The storage and transportation of cryogenic fluids (temperatures below -150 oC) is important in a range of industries. In addition to the low temperatures of the fluids, transport vessels may be expected to withstand high external temperatures. One example is in the aerospace industry, where high temperatures typically arise due to the air resistance experienced as the vessel travels at high speed through the atmosphere. In general, the most costly part of a cryogenic tank is a metal inner liner. Adding to this, metal layers are easily damaged by impact and add considerable weight to the vessel.
What it does
We have devised a cryogenic tank that removes the need for such a metal lining without reducing the strength or impermeability of the vessel.

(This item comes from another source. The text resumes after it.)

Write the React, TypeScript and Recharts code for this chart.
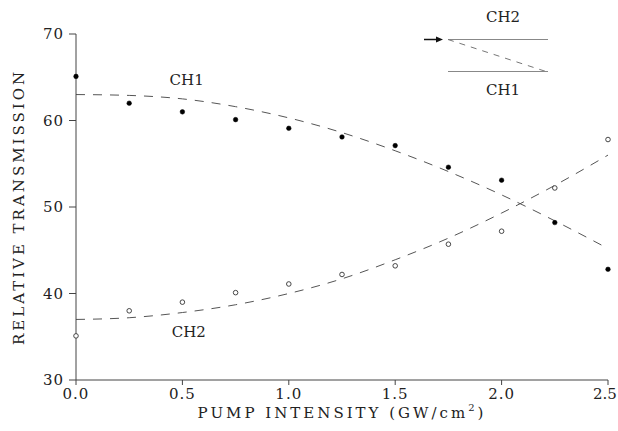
import { ComposedChart, Line, XAxis, YAxis, ReferenceDot } from "recharts";

const pump = [0, 0.25, 0.5, 0.75, 1.0, 1.25, 1.5, 1.75, 2.0, 2.25, 2.5];
const ch1Points = [65.1, 62.0, 61.0, 60.1, 59.1, 58.1, 57.1, 54.6, 53.1, 48.2, 42.8];
const ch2Points = [35.1, 38.0, 39.0, 40.1, 41.1, 42.2, 43.2, 45.7, 47.2, 52.2, 57.8];
// dashed fit curves
const ch1Fit = [63.0, 62.9, 62.5, 61.6, 60.3, 58.6, 56.5, 54.1, 51.4, 48.4, 45.2];
const ch2Fit = [37.0, 37.2, 37.8, 38.7, 40.0, 41.7, 43.9, 46.4, 49.3, 52.5, 56.0];
const xTicks = [0, 0.5, 1.0, 1.5, 2.0, 2.5];
const yTicks = [30, 40, 50, 60, 70];

const data = pump.map((x, i) => ({
  x,
  ch1: ch1Points[i],
  ch2: ch2Points[i],
  fit1: ch1Fit[i],
  fit2: ch2Fit[i],
}));

const FONT = "'DejaVu Serif', 'Liberation Serif', serif";
const INK = "#222";
const AXIS = "#444";
const tickStyle = { fontFamily: FONT, fontSize: 15, fill: INK, letterSpacing: 1 };

// keeps the last x label inside the frame
function XTick(props: any) {
  const { x, y, payload } = props;
  const last = payload.value === xTicks[xTicks.length - 1];
  return (
    <text
      x={last ? x - 3 : x}
      y={y + 12}
      textAnchor="middle"
      fontFamily={FONT}
      fontSize={15}
      fill={INK}
      letterSpacing={last ? 0 : 1}
    >
      {payload.value.toFixed(1)}
    </text>
  );
}

function XTitle() {
  return (
    <text x={342} y={418} textAnchor="middle" fontFamily={FONT} fontSize={15} fill={INK} letterSpacing={3}>
      PUMP INTENSITY (GW/cm
      <tspan dy={-7} fontSize={10}>2</tspan>
      <tspan dy={7}>)</tspan>
    </text>
  );
}

function YTitle() {
  return (
    <text
      x={24}
      y={207}
      transform="rotate(-90 24 207)"
      textAnchor="middle"
      fontFamily={FONT}
      fontSize={15}
      fill={INK}
      letterSpacing={3}
    >
      RELATIVE TRANSMISSION
    </text>
  );
}

function Inset() {
  return (
    <svg width={618} height={431} style={{ position: "absolute", left: 0, top: 0, pointerEvents: "none" }}>
      <text x={503} y={22} textAnchor="middle" fontFamily={FONT} fontSize={15} fill={INK}>
        CH2
      </text>
      <line x1={424} y1={39.5} x2={438} y2={39.5} stroke="#111" strokeWidth={1.5} />
      <polygon points="443,39.5 436,36.5 436,42.5" fill="#111" />
      <line x1={448} y1={39.5} x2={548} y2={39.5} stroke="#888" strokeWidth={1} />
      <line x1={448} y1={39.5} x2={546} y2={71.5} stroke="#777" strokeWidth={1} strokeDasharray="6 6" />
      <line x1={448} y1={71.5} x2={548} y2={71.5} stroke="#888" strokeWidth={1} />
      <text x={503} y={95} textAnchor="middle" fontFamily={FONT} fontSize={15} fill={INK}>
        CH1
      </text>
    </svg>
  );
}

export default function App() {
  return (
    <div style={{ position: "absolute", left: 0, top: 0, width: 618, height: 431, background: "#fff" }}>
      <ComposedChart width={618} height={431} data={data} margin={{ top: 34, right: 10, bottom: 0, left: 0 }}>
        <XAxis
          dataKey="x"
          type="number"
          domain={[0, 2.5]}
          ticks={xTicks}
          tick={<XTick />}
          tickSize={5}
          height={51}
          stroke={AXIS}
        />
        <YAxis
          type="number"
          domain={[30, 70]}
          ticks={yTicks}
          tick={tickStyle}
          tickSize={7}
          tickMargin={5}
          width={76}
          stroke={AXIS}
        />
        <Line
          dataKey="fit1"
          type="monotone"
          stroke="#555"
          strokeWidth={1}
          strokeDasharray="9 8"
          dot={false}
          isAnimationActive={false}
        />
        <Line
          dataKey="fit2"
          type="monotone"
          stroke="#555"
          strokeWidth={1}
          strokeDasharray="9 8"
          dot={false}
          isAnimationActive={false}
        />
        <Line
          dataKey="ch1"
          stroke="none"
          dot={{ r: 2.3, fill: "#000", stroke: "#000", strokeWidth: 0.5 }}
          activeDot={false}
          isAnimationActive={false}
        />
        <Line
          dataKey="ch2"
          stroke="none"
          dot={{ r: 2.3, fill: "#fff", stroke: "#333", strokeWidth: 0.9 }}
          activeDot={false}
          isAnimationActive={false}
        />
        <ReferenceDot
          x={0.52}
          y={64.7}
          r={0}
          fill="none"
          stroke="none"
          label={{ value: "CH1", position: "center", fontFamily: FONT, fontSize: 15, fill: INK }}
        />
        <ReferenceDot
          x={0.53}
          y={35.6}
          r={0}
          fill="none"
          stroke="none"
          label={{ value: "CH2", position: "center", fontFamily: FONT, fontSize: 15, fill: INK }}
        />
        <XTitle />
        <YTitle />
      </ComposedChart>
      <Inset />
    </div>
  );
}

As an added bonus, the vessel is manufactured in a simple 2-step process with standard fibre-composite manufacturing techniques.
How it works
The vessel itself is composed of an inner and an outer layer. The inner layer is formed first, by infusing a fibre pre-formed structure with resin. The outer layer is formed by encapsulating the inner layer with further wound fibres and resin. The materials used for the inner and outer layers are different, with the inner layer materials designed specifically to withstand mechanical strain at cryogenic temperatures. The outer layer materials, conversely, are designed to withstand harsh external conditions, including impacts and high temperatures.
Fig. 1: The envisaged shape of the cryogenic vessel (left) and the 2-layer construction of the vessel formed of an inner and outer layer in intimate contact (right).